Кто же были эти ребята, будущие медалисты, полиглоты, пациенты психушек, кандидаты наук, несостоявшиеся поэты, квалифицированные специалисты ЮНЕСКО? Вспомни их лица, голоса, характерные жесты. Вспомни живые рисунки, иллюстрирующие текст писем, написанных разными почерками, и особенно тот, где очень похоже изображена Новенькая-Уродина, танцующая со стилягой, на спине у которого выведено: «8-й Б». Вспомни их почерки – какой принадлежал кому?

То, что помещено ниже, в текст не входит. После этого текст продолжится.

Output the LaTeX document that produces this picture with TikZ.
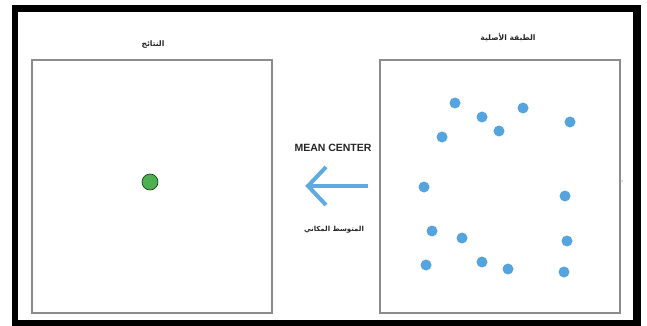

Неужели эти сильные, уверенные, без единой помарки строки вывела слабая, всегда влажная, скрюченная, как у обезьянки, морщинистая, старческая какая-то рука вашей классной звезды первой величины Бубнилы Кособоки, великого интеллектуала, зануды и книжника, завидно одаренного, равно талантливого в физике и математике, литературе и химии? К десятому классу он свободно владел тремя-четырьмя языками и не был способен, пожалуй, лишь к тому, чтобы ловко соврать, надуть, вывернуться из трудной житейской ситуации. Не то чтобы это было его кредо или нравственный принцип. Просто был он так устроен, что стоило ему соврать – пусть даже по мелочи, – как нижняя губа сама начинала наползать на верхнюю, и тогда любому дураку становилось ясно, что он говорит неправду. После золотой медали и университетского диплома с отличием он работал в какой-то библиотеке, потом внезапно исчез, сгинул с твоего горизонта.